Ist die Schweizer Finanzwirtschaft also ein glaubwürdiger Partner für all diejenigen Akteure, die mit der Umsetzung der SDGs und des Pariser Klimaabkommens betraut sind? Vermutlich nicht mehr und nicht weniger, als es andere Finanzplätze heute sind. Ansätze für ein nachhaltiges Finanzgeschäft sind vorhanden, aber noch weit davon entfernt, Standard zu sein. Wer auch in Zukunft die Vermögen reicher Privatkunden und institutioneller Kunden verwalten oder die Finanzierung einer sauberen Infrastruktur zum Geschäftsfeld machen will, tut gut daran, seine Kompetenz in diesem Bereich zu stärken. Die Schweiz kann dabei auf bestehende Stärken bauen: Hohe Innovationskraft, beneidenswerte Stabilität und starkes Finanz-Know-how schaffen eine hervorragende Ausgangslage für eine führende Rolle im nachhaltigen Finanzgeschäft. Aber sie sollte sich beeilen, denn eines ist klar: London, Singapur, Luxemburg und andere Finanzplätze von globaler Bedeutung zögern nicht, dieses Thema für ihre Wachstumspläne zu nutzen.

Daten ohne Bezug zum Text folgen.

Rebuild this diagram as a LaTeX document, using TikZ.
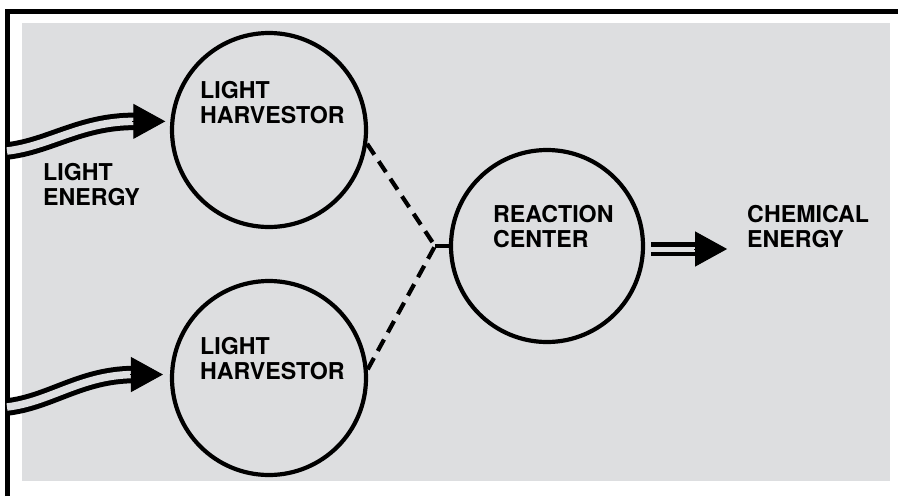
\documentclass[tikz,border=0pt]{standalone}
\usepackage{fontspec}
\usetikzlibrary{arrows.meta,calc}
\newfontfamily\labfont{TeX Gyre Heros}
\definecolor{bg}{RGB}{221,222,224}
\begin{document}
\begin{tikzpicture}[x=1pt,y=-1pt,
  circ/.style={circle,draw=black,line width=4.2pt,minimum size=194pt,inner sep=0pt},
  lab/.style={anchor=base west,align=left,inner sep=0pt,
    font=\labfont\bfseries\fontsize{23.2}{24.5}\selectfont},
  shaft/.style={line width=5pt,draw=black,double=bg,double distance=7.5pt},
  shaftr/.style={line width=4.5pt,draw=black,double=bg,double distance=5pt},
  head/.style={line width=1pt,-{Triangle[length=32pt,width=35pt]}},
  dashln/.style={line width=4.2pt,dash pattern=on 13pt off 8pt}]
\useasboundingbox (0,0) rectangle (898,496);
\fill[white] (0,0) rectangle (898,496);
\fill[bg] (22,23) rectangle (890,481);
\draw[line width=4.5pt] (7.5,496) -- (7.5,11.3) -- (898,11.3);

\node[circ] (h1) at (269,130) {};
\node[circ] (h2) at (269,378) {};
\node[circ,minimum size=192pt] (rc) at (547,246) {};

\node[lab] (t1) at (200,123) {LIGHT\\HARVESTOR};
\node[lab] (t2) at (200,379) {LIGHT\\HARVESTOR};
\node[lab] (t3) at (493,247) {REACTION\\CENTER};
\node[lab] (t4) at (747,247) {CHEMICAL\\ENERGY};
\node[lab] (t5) at (43,205) {LIGHT\\ENERGY};

% dashed links
\coordinate (j) at (435,246);
\draw[dashln] (h1.-8) -- (j);
\draw[dashln] (h2.5) -- (j);
\draw[line width=4.2pt] (j) -- (rc.west);

% light energy arrows
\coordinate (s1) at (7,151);
\coordinate (e1) at ($(h1.175)+(-5,0)$);
\draw[shaft] (s1) .. controls (50,146) and (80,121.5) .. ($(e1)+(-31,0)$);
\draw[head] ($(e1)+(-33,0)$) -- (e1);

\coordinate (s2) at (7,407);
\coordinate (e2) at ($(h2.178)+(-7,0)$);
\draw[shaft] (s2) .. controls (50,402) and (80,375.5) .. ($(e2)+(-31,0)$);
\draw[head] ($(e2)+(-33,0)$) -- (e2);

% chemical energy arrow
\coordinate (e3) at ($(rc.east)+(82,3)$);
\draw[shaftr] ($(rc.east)+(6,3)$) -- ($(e3)+(-31,0)$);
\draw[head] ($(e3)+(-33,0)$) -- (e3);
\end{tikzpicture}
\end{document}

Auf die Schweiz warten sie dabei nicht.

1 Gunnar Friede, Timo Busch und Alexander Bassen: ESG and financial performance: aggregated evidence from more than 2000 empirical studies. Journal of Sustainable Finance & Investment, 5 (4), 2015, S. 210 – 233.
2 Alle Zahlen von: http://www.swissbanking.org/de/finanzplatz/finanzplatz-schweiz-in-zahlen-de, abgerufen am 3.11.2016.
3 World Wealth Report, Capgemini RBC, New York, 2015.
4 Annette Krauss, Philipp Krüger und Julia Meyer: Sustainable Finance in Switzerland: Where Do We Stand? SFI Knowledge Center, Zürich, 2016.